I misspelled “receive” on a college quiz. I was… well, embarrassed enough to remember it, anyway. It was a French vocabulary quiz- the kind where the teacher says the word and you write it and then write the French word. I got “recevoir” correct, but misspelled the English word. I know I before E except after C. I just… wasn’t thinking about that?

Lots of words with unnecessary "U"s look wrong to me. Restaurant (where I guess the U isn’t unnecessary, but misplaced- “restaraunt” seems closer to how it’s pronounced), bouquet, um… those are all I can think of.

I thought “Shepherd” looked wrong for quite a while and could have sworn it was “sheperd” or “shepard.” I was embarrassingly old when I realized that the word is “Beetles” and not “Beatles” because like 85% of the times I had ever seen the word written, it was spelled “Beatles” and it didn’t occur to me that it was misspelled because it was a pun. LOTS of people, including people who are generally good spellers, get “Duchess” wrong. “Judgment” seems like it’s missing an E. “Cemetery” probably stole it and stuck it in where an A obviously belongs- Cemetary.

I had a lot of trouble with “gross” as a child. I sort of assumed it was a different word from the one I figured should be spelled “grose” or “groce” and that it meant the same thing, but should be pronounced to rhyme with “cross.” “Cross,” meaning slightly angry, was one of those words I encountered a lot in the books I read and never ever heard anyone use in real life, so it made total sense to me that in the slightly archaic/British language of my books, they just used a different word that meant the same thing. I argued with my mom when she corrected me on that. There’s no way “gross” is pronounced that way. That’s dumb. I still sometimes mentally rhyme it with “cross” when I’m reading something to myself.

And finally, I lost a sort of bar-event spelling bee on the word “wainscoting” a few years ago. My opponent had “whatchamacallit.” Why in God’s name does “wainscoting” only have one T? To spite me. That’s why. I just looked it up (I had never heard of it before the spelling bee) and apparently it’s sometimes pronounced to rhyme with “boating,” which would make the single T less stupid, but when I heard it, it rhymed with “plotting.” Or “rotting” or “trotting” or “spotting” or "knotting,’ all of which, you might notice, have a double T.

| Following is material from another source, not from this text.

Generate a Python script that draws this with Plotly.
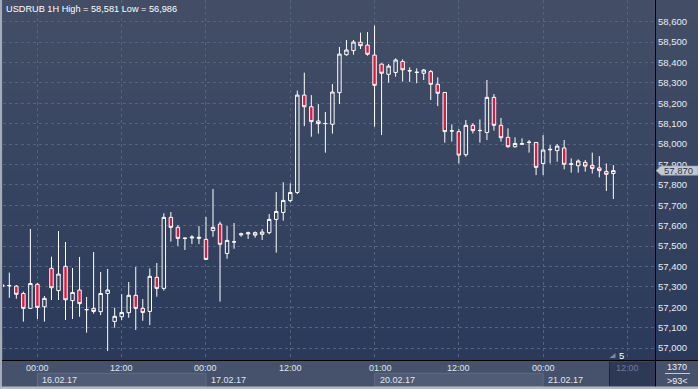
import plotly.graph_objects as go

# ---------------- data ----------------
symbol = "USDRUB"
timeframe = "1H"

opens = [57303, 57305, 57304, 57268, 57195, 57313, 57203, 57391, 57282, 57401,
         57233, 57285, 57188, 57195, 57179, 57268, 57131, 57154, 57174, 57259,
         57195, 57180, 57347, 57293, 57641, 57592, 57538, 57540, 57538, 57533,
         57576, 57608, 57464, 57520, 57555, 57560, 57566, 57558, 57566, 57631,
         57665, 57723, 57763, 58240, 58183, 58113, 58100, 58097, 58252, 58438,
         58458, 58499, 58485, 58436, 58392, 58342, 58351, 58405, 58358, 58351,
         58347, 58355, 58293, 58253, 58064, 58061, 57948, 58092, 58066, 58057,
         58229, 58092, 58033, 57987, 57999, 58008, 58008, 57905, 57972, 57968,
         57981, 57901, 57894, 57910, 57896, 57883, 57866, 57856]
highs = [57312, 57370, 57309, 57277, 57584, 57319, 57255, 57448, 57574, 57520,
         57393, 57447, 57251, 57471, 57373, 57388, 57198, 57265, 57324, 57398,
         57241, 57391, 57417, 57661, 57667, 57603, 57541, 57554, 57598, 57643,
         57780, 57620, 57598, 57613, 57566, 57571, 57572, 57584, 57657, 57765,
         57813, 57808, 58262, 58350, 58240, 58196, 58157, 58294, 58476, 58510,
         58510, 58546, 58549, 58581, 58395, 58392, 58420, 58415, 58376, 58371,
         58368, 58363, 58327, 58253, 58097, 58074, 58118, 58102, 58121, 58314,
         58245, 58128, 58077, 58033, 58028, 58020, 58008, 58044, 57995, 58000,
         58020, 57930, 57925, 57922, 57958, 57941, 57905, 57897]
lows = [57300, 57247, 57242, 57130, 57195, 57143, 57130, 57236, 57236, 57138,
        57143, 57154, 57076, 57169, 57162, 56986, 57100, 57138, 57149, 57089,
        57134, 57113, 57252, 57282, 57522, 57501, 57481, 57510, 57510, 57432,
        57546, 57228, 57438, 57487, 57546, 57535, 57541, 57530, 57558, 57468,
        57625, 57714, 57755, 58088, 58036, 58051, 57958, 58051, 58196, 58433,
        58438, 58466, 58433, 58085, 58044, 58301, 58330, 58306, 58304, 58298,
        58314, 58216, 58186, 58007, 58012, 57905, 57938, 58052, 58007, 58020,
        58066, 58012, 57982, 57982, 57995, 57958, 57848, 57848, 57905, 57914,
        57876, 57860, 57860, 57865, 57856, 57837, 57770, 57731]
closes = [57309, 57307, 57264, 57195, 57317, 57200, 57244, 57296, 57363, 57237,
          57273, 57218, 57189, 57180, 57268, 57285, 57156, 57175, 57259, 57195,
          57175, 57352, 57293, 57641, 57592, 57538, 57539, 57544, 57543, 57435,
          57592, 57509, 57528, 57521, 57560, 57565, 57554, 57569, 57631, 57670,
          57724, 57763, 58240, 58183, 58110, 58100, 58101, 58255, 58441, 58461,
          58500, 58482, 58440, 58288, 58347, 58382, 58412, 58364, 58360, 58352,
          58363, 58293, 58249, 58061, 58065, 57946, 58092, 58066, 58067, 58229,
          58092, 58031, 57987, 58003, 58002, 58009, 57886, 57971, 57974, 57990,
          57901, 57903, 57917, 57892, 57881, 57870, 57852, 57870]
bar_index = list(range(len(opens)))

grid_ticks = [5, 17, 29, 41, 53, 65, 77, 89]
time_labels = ["00:00", "12:00", "00:00", "12:00", "01:00", "12:00", "00:00", "12:00"]
date_ticks = [5, 29, 53, 77]
date_labels = ["16.02.17", "17.02.17", "20.02.17", "21.02.17"]
price_ticks = list(range(57000, 58601, 100))
future_start = 86.45
counter_top = "1370"
counter_bottom = ">93<"
bars_marker = "5"

# ---------------- geometry helpers ----------------
W, H = 698, 389
ML, MR, MT, MB = 3, 43, 0, 29
PW = W - ML - MR
PH = H - MT - MB


def px(x):
    return (x - ML) / PW


def py(y):
    return (PH - (y - MT)) / PH


x_range = [0.1, 92.93]
y_range = [56942, 58706]

FONT = "Liberation Sans, Arial, sans-serif"
TXT = "#dfe6f0"

fig = go.Figure()
fig.add_trace(go.Candlestick(
    x=bar_index, open=opens, high=highs, low=lows, close=closes,
    increasing=dict(line=dict(color="#ffffff", width=1), fillcolor="rgba(0,0,0,0)"),
    decreasing=dict(line=dict(color="#ffffff", width=1), fillcolor="#e3173e"),
    whiskerwidth=0, hoverinfo="skip", showlegend=False,
))

shapes = []
# vertical gradient background (plot + price axis)
N = 36
top = (67, 78, 102)
bot = (43, 58, 91)
for k in range(N):
    t = k / (N - 1)
    c = tuple(round(top[i] + (bot[i] - top[i]) * t) for i in range(3))
    y0 = k * PH / N
    y1 = (k + 1) * PH / N + 0.6
    shapes.append(dict(type="rect", xref="paper", yref="paper",
                       x0=px(ML), x1=px(W), y0=py(min(y1, PH)), y1=py(y0),
                       fillcolor="rgb(%d,%d,%d)" % c, line=dict(width=0), layer="below"))

# date bands in the bottom bar
for j in range(0, len(date_ticks), 2):
    x0 = date_ticks[j]
    x1 = date_ticks[j + 1] if j + 1 < len(date_ticks) else x_range[1]
    shapes.append(dict(type="rect", xref="x", yref="paper", x0=x0, x1=x1,
                       y0=py(386.5), y1=py(373.3), fillcolor="#505c76",
                       line=dict(color="#5f6b85", width=1), layer="above"))
# future area in bottom bar
shapes.append(dict(type="rect", xref="x", yref="paper", x0=future_start, x1=x_range[1],
                   y0=py(386.5), y1=py(361.5), fillcolor="#2d3955",
                   line=dict(width=0), layer="above"))
shapes.append(dict(type="line", xref="x", yref="paper", x0=future_start, x1=future_start,
                   y0=py(386.5), y1=py(361.5), line=dict(color="#1f2739", width=1), layer="above"))
# axis lines
shapes.append(dict(type="line", xref="paper", yref="paper", x0=px(0), x1=px(W),
                   y0=py(360.5), y1=py(360.5), line=dict(color="#000000", width=1), layer="above"))
shapes.append(dict(type="line", xref="paper", yref="paper", x0=px(655.5), x1=px(655.5),
                   y0=py(387), y1=py(0), line=dict(color="#000000", width=1), layer="above"))
# borders
shapes.append(dict(type="rect", xref="paper", yref="paper", x0=px(0), x1=px(2),
                   y0=py(389), y1=py(0), fillcolor="#a4acb9", line=dict(width=0), layer="above"))
shapes.append(dict(type="rect", xref="paper", yref="paper", x0=px(0), x1=px(W),
                   y0=py(389), y1=py(386.5), fillcolor="#b3b9c3", line=dict(width=0), layer="above"))
# counter separator line
shapes.append(dict(type="line", xref="paper", yref="paper", x0=px(665), x1=px(690),
                   y0=py(373.5), y1=py(373.5), line=dict(color="#c4cad4", width=1), layer="above"))
# small marker triangle
shapes.append(dict(type="path", xref="paper", yref="paper",
                   path="M %f,%f L %f,%f L %f,%f Z" % (px(609.5), py(358), px(615.5), py(358), px(615.5), py(353)),
                   fillcolor="#7d889c", line=dict(width=0), layer="above"))
# current price label
last = closes[-1]
half = 4.6 / 0.204
shapes.append(dict(type="path", xref="paper", yref="y",
                   path="M %f,%f L %f,%f L %f,%f L %f,%f L %f,%f Z" % (
                       px(656), last, px(661), last + half, px(W), last + half,
                       px(W), last - half, px(661), last - half),
                   fillcolor="#c3c9d3", line=dict(color="#8f98a8", width=0.6), layer="above"))

annotations = []
annotations.append(dict(xref="paper", yref="paper", x=px(4), y=py(8.5), xanchor="left", yanchor="middle",
                        text="%s %s High = %s Low = %s" % (symbol, timeframe, format(max(highs), ","), format(min(lows), ",")),
                        showarrow=False, font=dict(family=FONT, size=9.2, color="#ffffff")))
for k, (tv, tl) in enumerate(zip(grid_ticks, time_labels)):
    future = tv > future_start
    annotations.append(dict(xref="x", yref="paper", x=tv, y=py(367.5), xanchor="center", yanchor="middle",
                            xshift=6 if tl == "01:00" else 0,
                            text=tl, showarrow=False,
                            font=dict(family=FONT, size=9, color="#6f7c93" if future else TXT)))
for tv, dl in zip(date_ticks, date_labels):
    annotations.append(dict(xref="x", yref="paper", x=tv, y=py(380), xanchor="left", yanchor="middle",
                            xshift=3, text=dl, showarrow=False,
                            font=dict(family=FONT, size=9, color=TXT)))
annotations.append(dict(xref="paper", yref="y", x=px(662), y=last, xanchor="left", yanchor="middle",
                        text=format(last, ","), showarrow=False,
                        font=dict(family=FONT, size=9.5, color="#2a3448")))
annotations.append(dict(xref="paper", yref="paper", x=px(621), y=py(355), xanchor="center", yanchor="middle",
                        text=bars_marker, showarrow=False,
                        font=dict(family=FONT, size=9.5, color="#ffffff")))
annotations.append(dict(xref="paper", yref="paper", x=px(677), y=py(367), xanchor="center", yanchor="middle",
                        text=counter_top, showarrow=False,
                        font=dict(family=FONT, size=9, color="#eef1f5")))
annotations.append(dict(xref="paper", yref="paper", x=px(677), y=py(380.5), xanchor="center", yanchor="middle",
                        text=counter_bottom, showarrow=False,
                        font=dict(family=FONT, size=9, color="#eef1f5")))

GRID = "#56637f"
fig.update_layout(
    width=W, height=H,
    margin=dict(l=ML, r=MR, t=MT, b=MB, pad=0),
    paper_bgcolor="#46526b",
    plot_bgcolor="rgba(0,0,0,0)",
    showlegend=False,
    shapes=shapes,
    annotations=annotations,
    xaxis=dict(range=x_range, rangeslider=dict(visible=False), tickmode="array", tickvals=grid_ticks,
               showticklabels=False, ticks="", showgrid=True, gridcolor=GRID, griddash="3px,3px",
               gridwidth=1, zeroline=False, showline=False, fixedrange=True),
    yaxis=dict(range=y_range, side="right", tickmode="array", tickvals=price_ticks, tickformat=",",
               ticks="", showgrid=True, gridcolor=GRID, griddash="3px,3px", gridwidth=1,
               zeroline=False, showline=False, ticklabelstandoff=2,
               tickfont=dict(family=FONT, size=9.5, color="#e8ecf2"), fixedrange=True),
)

fig.write_html("out.html", config={"displayModeBar": False})

# remove the browser's default page margin so the figure sits at the window origin
with open("out.html", "r", encoding="utf-8") as f:
    html = f.read()
html = html.replace("<head>", "<head><style>html,body{margin:0;padding:0;overflow:hidden;}</style>", 1)
with open("out.html", "w", encoding="utf-8") as f:
    f.write(html)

“Yahweh” still sends me into a tizzy. Oh no, there it is again! AHHHHHHHH!!!

I’m guessing this is different from semantic satiation?

When writing or typing, I pronounce the word (silently–to myself) as PEE-O-PULL just because I found the spelling surprising and had to know it for the test. Wierd that I still do that.

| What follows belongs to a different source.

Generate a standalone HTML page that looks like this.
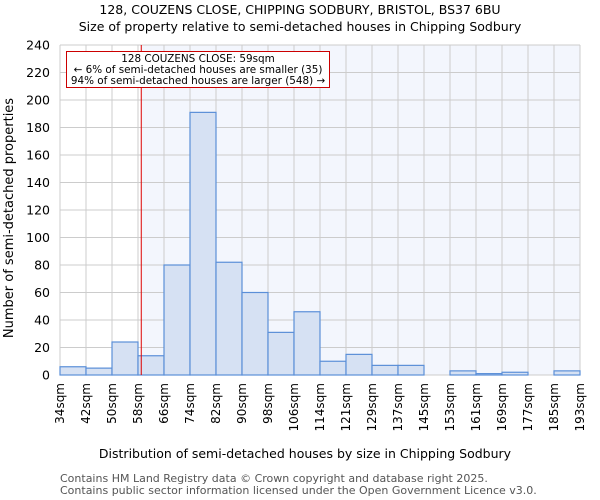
<!DOCTYPE html>
<html><head><meta charset="utf-8"><style>
body{margin:0;background:#fff}
svg{display:block;font-family:"DejaVu Sans","Liberation Sans",sans-serif}
</style></head><body>
<svg id="chart" width="600" height="500" viewBox="0 0 600 500">
<text x="300" y="14" text-anchor="middle" font-size="12.5">128, COUZENS CLOSE, CHIPPING SODBURY, BRISTOL, BS37 6BU</text>
<text x="300" y="31" text-anchor="middle" font-size="12.5">Size of property relative to semi-detached houses in Chipping Sodbury</text>
<g id="plot"></g>
<text x="305" y="458" text-anchor="middle" font-size="12.5">Distribution of semi-detached houses by size in Chipping Sodbury</text>
<text transform="translate(13,218) rotate(-90)" text-anchor="middle" font-size="13">Number of semi-detached properties</text>
<text x="60" y="482" font-size="11" fill="#555">Contains HM Land Registry data © Crown copyright and database right 2025.</text>
<text x="60" y="494" font-size="11" fill="#555">Contains public sector information licensed under the Open Government Licence v3.0.</text>
</svg>
<script>
const binLabels=["34sqm","42sqm","50sqm","58sqm","66sqm","74sqm","82sqm","90sqm","98sqm","106sqm","114sqm","121sqm","129sqm","137sqm","145sqm","153sqm","161sqm","169sqm","177sqm","185sqm","193sqm"];
const counts=[6,5,24,14,80,191,82,60,31,46,10,15,7,7,0,3,1,2,0,3];
const yTicks=[0,20,40,60,80,100,120,140,160,180,200,220,240];
const markerBin=3.125;
const NS="http://www.w3.org/2000/svg";
const L=60,R=580,T=45,B=375,YMAX=240;
const g=document.getElementById('plot');
const x=i=>L+(R-L)*i/counts.length;
const y=v=>B-(B-T)*v/YMAX;
function mk(t,a){const e=document.createElementNS(NS,t);for(const k in a)e.setAttribute(k,a[k]);g.appendChild(e);return e;}
const mx=x(markerBin);
let e=mk('rect',{x:L,y:T,width:R-L,height:B-T,fill:'#fff'});


e=mk('rect',{x:mx,y:T,width:R-mx,height:B-T,fill:'#f3f6fd'});


binLabels.forEach((lb,i)=>{
 const l=mk('line',{x1:x(i),x2:x(i),y1:T,y2:B,stroke:'#ccc'});
 
 
 const t=mk('text',{transform:`translate(${x(i)+4},${B+8}) rotate(-90)`,'text-anchor':'end','font-size':'12'});
 t.textContent=lb;
 
 
});
yTicks.forEach(v=>{
 const l=mk('line',{x1:L,x2:R,y1:y(v),y2:y(v),stroke:'#ccc'});
 
 
 const t=mk('text',{x:L-10,y:y(v)+4.5,'text-anchor':'end','font-size':'12.5'});
 t.textContent=v;
 
 
});
counts.forEach((c,i)=>{
 const r=mk('rect',{x:x(i),y:y(c),width:x(i+1)-x(i),height:B-y(c),fill:'#d6e1f3',stroke:'#5b8fd8','stroke-width':1.2});
 
 
});
e=mk('line',{x1:mx,x2:mx,y1:T,y2:B,stroke:'#dd0000','stroke-width':1});


e=mk('rect',{x:66.5,y:51.5,width:263,height:36,fill:'#fff',stroke:'#cc0000'});


[["128 COUZENS CLOSE: 59sqm",62],["← 6% of semi-detached houses are smaller (35)",73],["94% of semi-detached houses are larger (548) →",84]].forEach(([s,yy])=>{
 const t=mk('text',{x:198,y:yy,'text-anchor':'middle','font-size':'10.4'});
 t.textContent=s;
 
 
});
</script>
</body></html>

As far as “moist” bothering people, I can’t help thinking that it’s like being afraid of clowns: I don’t doubt it’s sincere for some people but I strongly suspect it’s just fashionable for most.

Awry. That word is just WRONG!

Great, now I can’t stop hearing Charlton Heston shouting “It’s PEEEEOPLE!”

That’s funny; I’ve been watching episodes of 8 Out Of Ten Cats Does Countdown on YouTube and Susie Dent, the lexicographer on the show, has mentioned her aversion to the word moist a couple of times.

What about **doing **and going, they always look like they should rhyme with boing.

What about **doing **and going, they always look like they should rhyme with boing.

Haha!!

I saw a documentary once about a guy who found the name “Niagara Falls” intolerable.

A phrase: “Trust me.” Grab the flamethrower.

Slowly I turned…

Diarrhea. What the Hell is that ‘H’ doing in there? It’s wrong! Bugs me every tine I see it.

Same with hemorrhoids. Bloody 'H’s. :mad:

“Moist” is definitely an icky word, but for me it’s close relative “Toilet” has a far greater YUCK aspect. That word has made me cringe since childhood. It’s disgusting at a visceral level.